A La Rochelle, de nombreuses œuvres attestent d’une montée en puissance des plateformes. Mais l’IA suscite autant d’inquiétudes que d'attentes.
Le Festival de la fiction de La Rochelle, qui s’est achevé le 17 septembre, a fait la part belle aux nouveaux acteurs : Disney+ y a présenté sa dernière série, Irrésistible, avec Camélia Jordana, tandis que Prime Video faisait l’événement avec la série Killer Coaster, incarnée par Alexandra Lamy, Audrey Lamy et Chloé Jouannet.
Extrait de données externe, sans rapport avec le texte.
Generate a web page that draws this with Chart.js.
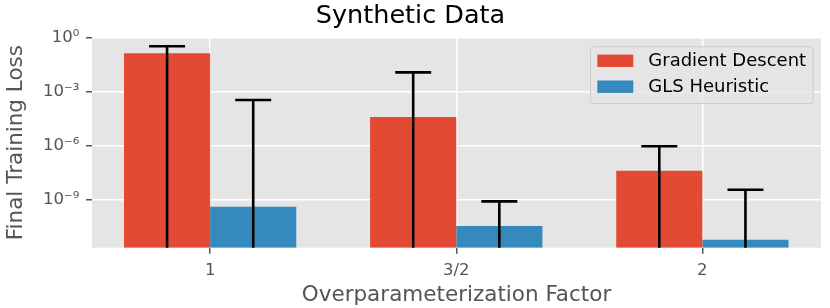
<!DOCTYPE html>
<html><head><meta charset="utf-8">
<script src="https://cdn.jsdelivr.net/npm/chart.js@4"></script>
<style>html,body{margin:0;padding:0;background:#fff;} #wrap{width:830px;height:308px;position:relative;}</style>
</head><body><div id="wrap"><canvas id="c" width="830" height="308"></canvas></div>
<script>
// ---- data ----
const categories = ['1', '3/2', '2'];
const categoryPositions = [0, 1, 2];
const seriesNames = ['Gradient Descent', 'GLS Heuristic'];
const gradientDescent = [0.133, 3.9e-5, 4.1e-8];
const glsHeuristic = [4.1e-10, 3.5e-11, 6.1e-12];
const gradientDescentErrHigh = [0.325, 0.0117, 9.3e-7];
const glsHeuristicErrHigh = [3.4e-4, 8.2e-10, 3.6e-9];
const gradientDescentErrLow = [1e-14, 1e-14, 1e-14];
const glsHeuristicErrLow = [1e-14, 1e-14, 1e-14];
const yTickValues = [1e-9, 1e-6, 1e-3, 1];
const yTickLabels = ['10⁻⁹', '10⁻⁶', '10⁻³', '10⁰'];
const yMin = 2.2e-12, yMax = 1;
const xMin = -0.48, xMax = 2.482;

const FONT = "'DejaVu Sans', sans-serif";
Chart.defaults.font.family = FONT;

const bgPlugin = {
  id: 'bg',
  beforeDraw(chart) {
    const {ctx, chartArea: a} = chart;
    ctx.save();
    ctx.fillStyle = '#E5E5E5';
    ctx.fillRect(a.left, a.top, a.right - a.left, a.bottom - a.top);
    ctx.restore();
  }
};

const errPlugin = {
  id: 'errbars',
  afterDatasetsDraw(chart) {
    const {ctx, chartArea: a, scales: {y}} = chart;
    ctx.save();
    ctx.beginPath();
    ctx.rect(a.left, a.top, a.right - a.left, a.bottom - a.top);
    ctx.clip();
    ctx.strokeStyle = '#000';
    ctx.lineWidth = 2.6;
    chart.data.datasets.forEach((ds, di) => {
      const meta = chart.getDatasetMeta(di);
      meta.data.forEach((bar, j) => {
        const yt = y.getPixelForValue(ds.errHigh[j]);
        const yb = Math.min(y.getPixelForValue(ds.errLow[j]), a.bottom + 5);
        ctx.beginPath();
        ctx.moveTo(bar.x, yb);
        ctx.lineTo(bar.x, yt);
        ctx.moveTo(bar.x - 18, yt);
        ctx.lineTo(bar.x + 18, yt);
        ctx.stroke();
      });
    });
    ctx.restore();
  }
};

const legendPlugin = {
  id: 'inlegend',
  afterDraw(chart) {
    const {ctx, chartArea: a} = chart;
    const w = 222.7, h = 56.7;
    const x0 = a.right - 8.3 - w, y0 = a.top + 8.8;
    ctx.save();
    ctx.beginPath();
    if (ctx.roundRect) ctx.roundRect(x0 + 0.5, y0 + 0.5, w, h, 3); else ctx.rect(x0 + 0.5, y0 + 0.5, w, h);
    ctx.fillStyle = 'rgba(229,229,229,0.8)';
    ctx.fill();
    ctx.strokeStyle = '#CCCCCC';
    ctx.lineWidth = 1;
    ctx.stroke();
    ctx.font = '18px ' + FONT;
    ctx.textBaseline = 'middle';
    ctx.textAlign = 'left';
    chart.data.datasets.forEach((ds, i) => {
      const cy = y0 + 14.5 + i * 25.9;
      ctx.fillStyle = ds.backgroundColor;
      ctx.fillRect(x0 + 7.3, cy - 6.2, 36, 12.4);
      ctx.fillStyle = '#000';
      ctx.fillText(ds.label, x0 + 58.3, cy + 0.5);
    });
    ctx.restore();
  }
};

new Chart(document.getElementById('c'), {
  type: 'bar',
  data: {
    datasets: [
      { label: seriesNames[0], data: categoryPositions.map((x, i) => ({x, y: gradientDescent[i]})),
        backgroundColor: '#E24A33', errHigh: gradientDescentErrHigh, errLow: gradientDescentErrLow },
      { label: seriesNames[1], data: categoryPositions.map((x, i) => ({x, y: glsHeuristic[i]})),
        backgroundColor: '#348ABD', errHigh: glsHeuristicErrHigh, errLow: glsHeuristicErrLow }
    ]
  },
  options: {
    responsive: false,
    animation: false,
    events: [],
    layout: { padding: { left: 0, right: 9, top: 0, bottom: 0 } },
    datasets: { bar: { categoryPercentage: 0.7, barPercentage: 1.0, borderWidth: 0 } },
    plugins: {
      legend: { display: false },
      tooltip: { enabled: false },
      title: { display: true, text: 'Synthetic Data', color: '#000',
        font: { size: 25.5, weight: 'normal', family: FONT }, padding: { top: 1.4, bottom: 5.5 } }
    },
    scales: {
      x: {
        type: 'linear', min: xMin, max: xMax, offset: false,
        afterBuildTicks: s => { s.ticks = categoryPositions.map(v => ({value: v})); },
        afterFit: s => { s.height = 60.3; },
        ticks: { color: '#555555', font: { size: 16.5 }, padding: 7, maxRotation: 0,
          callback: (v, i) => categories[i] },
        grid: { offset: false, color: '#FFFFFF', lineWidth: 1.5, tickColor: '#555555', tickLength: 6, drawOnChartArea: true },
        border: { display: false },
        title: { display: true, text: 'Overparameterization Factor', color: '#555555',
          font: { size: 21.5 }, padding: { top: 0, bottom: 0 } }
      },
      y: {
        type: 'logarithmic', min: yMin, max: yMax,
        afterBuildTicks: s => { s.ticks = yTickValues.map(v => ({value: v})); },
        afterFit: s => { s.width = 92; },
        ticks: { color: '#555555', font: { size: 16.5 }, padding: 6.7,
          callback: (v, i) => yTickLabels[i] },
        grid: { color: '#FFFFFF', lineWidth: 1.5, tickColor: '#555555', tickLength: 6 },
        border: { display: false },
        title: { display: true, text: 'Final Training Loss', color: '#555555',
          font: { size: 21.5 }, padding: { top: 3.7, bottom: 0 } }
      }
    }
  },
  plugins: [bgPlugin, errPlugin, legendPlugin]
});
</script>
</body></html>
Au palmarès 2023, Prime Video l’emportait dans l’unitaire avec Drone Games tandis que France.tv Slash obtenait les prix des meilleures séries de 26 minutes (Parlement) et de moins de 20 minutes (Océan, faire famille) et que YouTube recevait la palme des collégiens pour un 7x2 mn intitulé Les Glands ne savent pas sauter.
Prime Video, Disney+, France.tv ou YouTube sont, chacune dans leur style, des plateformes. Alors que plus de la moitié des foyers français sont abonnés à une offre de SVOD et que la durée d’écoute de la télé tend à baisser depuis trois ans (-17%, à 202 minutes, et -30% pour les 25-49 ans), « tous les éditeurs sont engagés dans un indispensable mouvement de réorientation stratégique », dixit Roch-Olivier Maistre, le président de l’Arcom. Service à la demande financé par la pub ou les abonnements, chaîne gratuite en streaming, distribution linéaire ou non linéaire, smart TV… 88% des téléviseurs sont équipés de smart TV, et YouTube, par exemple, est déjà consommé à 30% par l’écran de télévision.
Pour Rodolphe Belmer, le PDG de TF1, pas question de transformer TF1 en plateforme : il s’agit plutôt d’additionner deux distributions, linéaire et non linéaire. Mais Guillaume Charles, directeur des programmes de M6, demande aussi de lutter contre les asymétries. Le décret Smad, qui doit être adapté à l’échelle européenne, a eu déjà l’effet vertueux d’intégrer les plateformes dans le financement de la création. « En France, les obligations sont 4 à 5 fois supérieurs aux autres pays européens », note Pascal Rogard, directeur général de la SACD.
Mais l’avenir se prépare aussi en regardant l’IA. Du script aux effets spéciaux, en passant par le décor, la musique, les traductions, voire les personnages eux-mêmes, tout peut-être façonné par l’IA. « C’est formidable au sens latin, c’est-à-dire que ça fait peur, a observé Delphine Ernotte, la PDG de France Télévisions. Il faut comprendre comment ça marche et donc l’utiliser ». Et, selon elle, ne pas craindre « l’industrialisation des contenus » par l’automatisation car elle va redonner toute sa place à l’incarnation et la responsabilité d’auteur.
À TF1, Rodolphe Belmer, appelle aussi à aller au-delà de la posture défensive : « L’IA va nous aider pour indexer beaucoup plus rapidement les contenus. Mais l’IA peut être aussi au service de la qualité de la production. Ce que je subodore, c’est qu’elle va nous permettre de produire des valeurs de spectacle de façon beaucoup moins chère qu’aujourd’hui ». À condition, selon Pascal Rogard de jouer la transparence sur l’utilisation des œuvres, avec un système d’opt out, et que l’exception au droit d’auteur qui permet la fouille des données pour les chercheurs ne soient pas utilisées pour aspirer les œuvres. Après, ajoute-t-il, on peut envisager des systèmes d’aide du CNC qui favorisent l’humain par rapport aux robots.